Gold and Silver Prices Plunge on MCX Amid Global Sell-Off and Margin Hikes
Gold, Silver Prices Crash on MCX as Global Cues Weaken

Gold and Silver Prices Face Heavy Pressure on MCX Amid Global Sell-Off

Gold and silver prices continued to face heavy pressure on the Multi Commodity Exchange (MCX) on Friday, with both metals opening sharply lower as weak global cues and a stronger US dollar dampened market sentiment. This decline marked the second consecutive session of losses, effectively undoing most of the gains achieved during a short-lived rebound earlier in the week. The broader sell-off in global technology stocks contributed to the negative momentum, creating a challenging environment for precious metals.

Sharp Declines in Silver and Gold Futures

Silver futures for March 5 delivery on the MCX experienced the most significant fall, sliding by 6% or Rs 14,628 to settle at Rs 2,29,187 per kilogram. Gold futures for April 2 delivery also slipped, declining by Rs 2,675 or 2% to trade at Rs 1,49,396 per 10 grams. These losses highlight the volatility and bearish sentiment prevailing in the domestic market.

Mixed Movements in International Markets

Internationally, gold prices showed mixed movements. Spot gold edged up by 0.4% to $4,790.80 per ounce as of 0224 GMT, though it remained down by 1.4% on a weekly basis. In contrast, US gold futures for April delivery declined by 1.7% to $4,806.50 per ounce. Silver prices remained largely flat at $71.32 an ounce after suffering a steep 19.1% fall in the previous session. Earlier on Friday, silver had dropped as much as 10%, slipping below the $65 level to hit its lowest point in over one-and-a-half months, indicating severe pressure in the global market.

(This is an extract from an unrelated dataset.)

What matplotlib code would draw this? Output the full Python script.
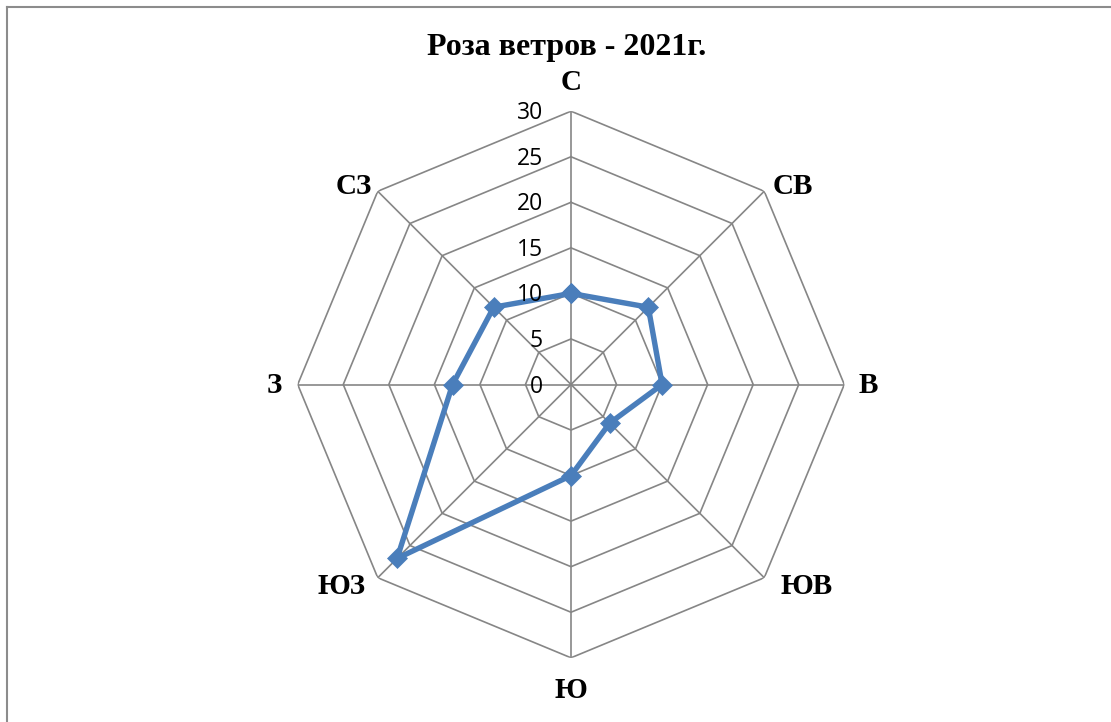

MCX Implements Additional Margin Hikes

Adding to the volatility, the MCX implemented further margin hikes on precious metal contracts. After raising margins on silver futures by 4.5% and on gold futures by 1% with effect from February 5, the exchange imposed an additional margin of 2.5% on silver futures and 2% on gold futures from Friday. This has taken the total additional margin requirement to 7% for silver futures and 3% for gold futures from February 6 onwards.

Higher margin requirements increase the amount of capital traders need to maintain, often leading to a cutback in speculative and leveraged positions. In volatile markets, this can prompt profit booking or forced unwinding of positions, particularly in silver contracts, thereby exerting further pressure on prices or increasing intraday swings.

Expert Analysis and Market Outlook

Manoj Kumar Jain of Prithvi Finmart told ET that market participants are closely monitoring developments around the US–Iran nuclear deal talks, which could influence the direction of precious metals. He noted that gold and silver are currently witnessing very high price volatility. According to him, silver may find support near $65 per troy ounce, while gold could hold support around $4,440 per troy ounce on a weekly closing basis.

Jain also said volatility is likely to persist during the session due to fluctuations in the dollar index, the partial shutdown in the US, and ongoing geopolitical tensions. He pegged gold’s support levels for the day at $4,770–$4,640 per troy ounce, with resistance at $4,955–$5,050. For silver, support is seen between $71.20 and $64.00, while resistance lies in the $84.40–$88.80 range.

On the MCX, Jain said gold has support at 150,500–147,700 and resistance at 154,200–155,800, while silver is supported at 225,000–212,000 with resistance at 254,000–264,000. He advised investors to stay away from precious metals markets until stability returns, emphasizing the need for caution in such turbulent conditions.